The Emerging “Metaphysical Corporation”
The articles of business thinker and writer Gord Hotchkiss are “go-to” columns on the web because they’re invariably thought-provoking pieces to read.
In one recent piece, Hotchkiss poses an interesting set of questions surrounding the emergence of the “metaphysical corporation.” Hotchkiss notes that more business today is being conducted in non-physical markets.
To illustrate, he cites a recent evaluation issued by intellectual property merchant bank Ocean Tomo, which reports that the asset mix of companies has undergone a massive shift over the past 40 years.
In 1975, tangible assets — equipment, buildings, inventory and land — made up more than 80% of the asset market value of the S&P 500 companies.

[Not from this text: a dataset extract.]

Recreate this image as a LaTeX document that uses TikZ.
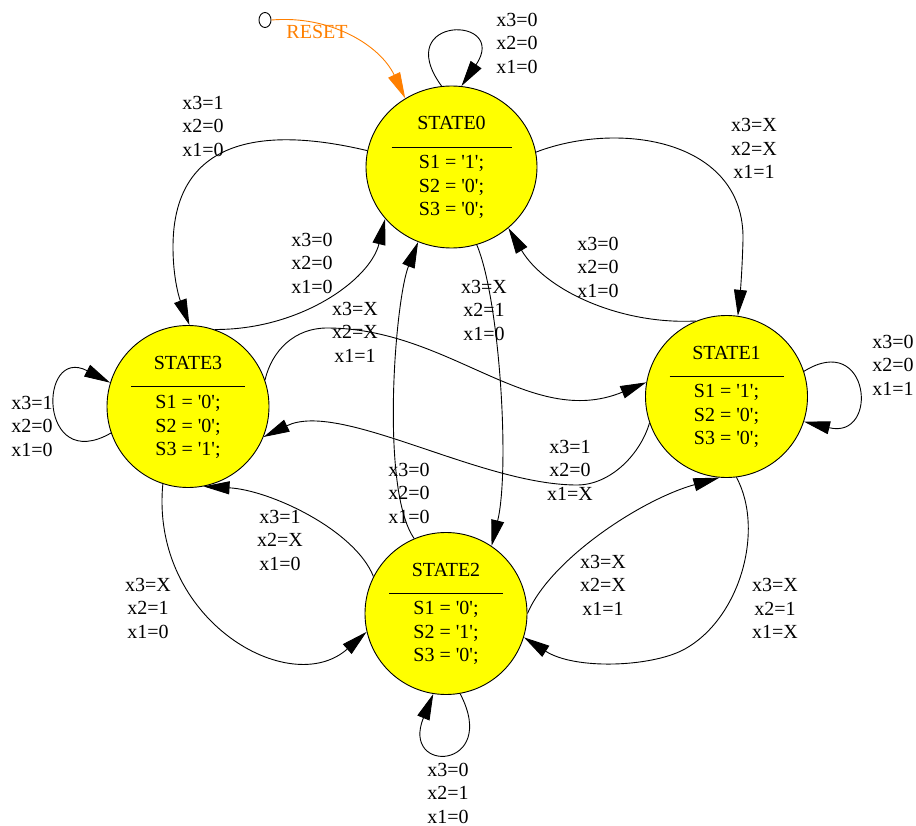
\documentclass[tikz,border=0pt]{standalone}
\usepackage{fontspec}
\newfontfamily\gvfont{Liberation Serif}
\usetikzlibrary{arrows.meta,shapes.geometric}
\definecolor{gvyellow}{RGB}{255,255,0}
\definecolor{gvorange}{RGB}{255,127,0}
\begin{document}
\begin{tikzpicture}[x=1pt,y=-1pt,
  state/.style={ellipse, draw=black, fill=gvyellow, line width=0.9pt, inner sep=0pt, minimum width=162pt, minimum height=162pt},
  lbl/.style={align=center, inner sep=0pt, font=\gvfont\fontsize{20}{23.5}\selectfont},
  stxt/.style={anchor=base, inner sep=0pt, font=\gvfont\fontsize{20}{24}\selectfont},
  sep/.style={line width=0.9pt},
  conn/.style={draw=black, line width=0.9pt, -{Triangle[length=26pt,width=13pt]}},
]
\path[use as bounding box] (0,0) rectangle (916,826);

% states
\node[state, minimum width=171pt] (s0) at (451.5,167) {};
\node[state] (s1) at (726.5,396.5) {};
\node[state] (s2) at (446,613.5) {};
\node[state] (s3) at (188,406.5) {};

% state bodies
\node[stxt] at (451.5,130) {STATE0};
\draw[sep] (391.5,147) -- (511.5,147);
\node[stxt] at (451.5,169) {S1 = '1';};
\node[stxt] at (451.5,192.5) {S2 = '0';};
\node[stxt] at (451.5,216) {S3 = '0';};

\node[stxt] at (726.5,359.5) {STATE1};
\draw[sep] (669.5,376.5) -- (783.5,376.5);
\node[stxt] at (726.5,397.5) {S1 = '1';};
\node[stxt] at (726.5,421) {S2 = '0';};
\node[stxt] at (726.5,444.5) {S3 = '0';};

\node[stxt] at (446,576.5) {STATE2};
\draw[sep] (389,593.5) -- (503,593.5);
\node[stxt] at (446,614.5) {S1 = '0';};
\node[stxt] at (446,638) {S2 = '1';};
\node[stxt] at (446,661.5) {S3 = '0';};

\node[stxt] at (188,369.5) {STATE3};
\draw[sep] (131,386.5) -- (245,386.5);
\node[stxt] at (188,408.5) {S1 = '0';};
\node[stxt] at (188,432) {S2 = '0';};
\node[stxt] at (188,455.5) {S3 = '1';};

% reset
\node[ellipse, draw=black, line width=0.9pt, inner sep=0pt, minimum width=12pt, minimum height=15pt] (rst) at (265,20) {};
\draw[conn, draw=gvorange, -{Triangle[length=26pt,width=13pt,color=gvorange]}] (rst.east) .. controls (330,15) and (380,45) .. (s0.124);
\node[lbl, text=gvorange] at (317,32) {RESET};

% self loops
\draw[conn] (s0.97) .. controls (390,15) and (510,15) .. (s0.83);
\node[lbl] at (517,43) {x3=0\\x2=0\\x1=0};

\draw[conn] (s3.199) .. controls (38,475) and (38,345) .. (s3.163);
\node[lbl] at (32,426) {x3=1\\x2=0\\x1=0};

\draw[conn] (s1.18) .. controls (870,330) and (880,440) .. (s1.342);
\node[lbl] at (893,365) {x3=0\\x2=0\\x1=1};

\draw[conn] (s2.280) .. controls (500,770) and (400,775) .. (s2.261);
\node[lbl] at (448,793) {x3=0\\x2=1\\x1=0};

% transitions
\draw[conn] (s0.169) .. controls (260,125) and (173,140) .. (173,247) .. controls (173,280) and (180,300) .. (s3.89);
\node[lbl] at (203,126) {x3=1\\x2=0\\x1=0};

\draw[conn] (s3.71) .. controls (300,330) and (370,280) .. (s0.218);
\node[lbl] at (312,263) {x3=0\\x2=0\\x1=0};

\draw[conn] (s0.10) .. controls (620,120) and (745,140) .. (743,240) .. controls (742,275) and (740,295) .. (s1.82);
\node[lbl] at (754,148.5) {x3=X\\x2=X\\x1=1};

\draw[conn] (s1.112) .. controls (620,325) and (545,290) .. (s0.313);
\node[lbl] at (598,267) {x3=0\\x2=0\\x1=0};

\draw[conn] (s0.288) .. controls (500,300) and (510,470) .. (s2.56);
\node[lbl] at (484,310) {x3=X\\x2=1\\x1=0};

\draw[conn] (s2.113) .. controls (380,490) and (395,300) .. (s0.246);
\node[lbl] at (409,493) {x3=0\\x2=0\\x1=0};

\draw[conn] (s3.19) .. controls (272,350) and (295,328) .. (327,328) .. controls (450,328) and (530,430) .. (s1.170);
\node[lbl] at (355,332) {x3=X\\x2=X\\x1=1};

\draw[conn] (s1.199) .. controls (640,455) and (610,485) .. (577,485) .. controls (480,485) and (340,400) .. (s3.338);
\node[lbl] at (570,470) {x3=1\\x2=0\\x1=X};

\draw[conn] (s3.252) .. controls (150,620) and (290,700) .. (s2.193);
\node[lbl] at (148,608) {x3=X\\x2=1\\x1=0};

\draw[conn] (s2.153) .. controls (355,530) and (270,490) .. (s3.281);
\node[lbl] at (280,540) {x3=1\\x2=X\\x1=0};

\draw[conn] (s2.0) .. controls (550,560) and (640,500) .. (s1.265);
\node[lbl] at (603,585) {x3=X\\x2=X\\x1=1};

\draw[conn] (s1.277) .. controls (765,530) and (740,620) .. (683,650) .. controls (650,667) and (575,670) .. (s2.343);
\node[lbl] at (775,608.5) {x3=X\\x2=1\\x1=X};
\end{tikzpicture}
\end{document}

In just 35 years, that ratio has flipped. Intangible assets — patents, trademarks, goodwill, brand equity — now make up 80% of the S&P 500’s asset market value.
To Hotchkiss, this trend promises to have major implications on the future structure of corporations. Historically, companies that made physical products needed a supply chain.
Vertical integration was the common way to remove physical “transactional friction” from the manufacturing process. And vertical integration was best managed through hierarchical management styles.
By contrast, companies that sell ideas or intangible products need to have a network. By their very nature, these networks don’t have physical friction, so supply chains aren’t required.
In fact, attempting to control a network via a centralized organizational structure tends to be counterproductive, as branches of the network are prone to wither under such constraints.
Building on this notion, Hotchkiss concludes:
“As we move from the physical to the metaphysical, the cost of producing consumable services or digital concept-based products … drops dramatically. Capital was required to overcome physical transactional friction. If that friction disappears, so does the need for capital.”
Like other big trends, this transformation won’t happen overnight. But Hotchkiss predicts it will happen by degrees in the coming years and decades.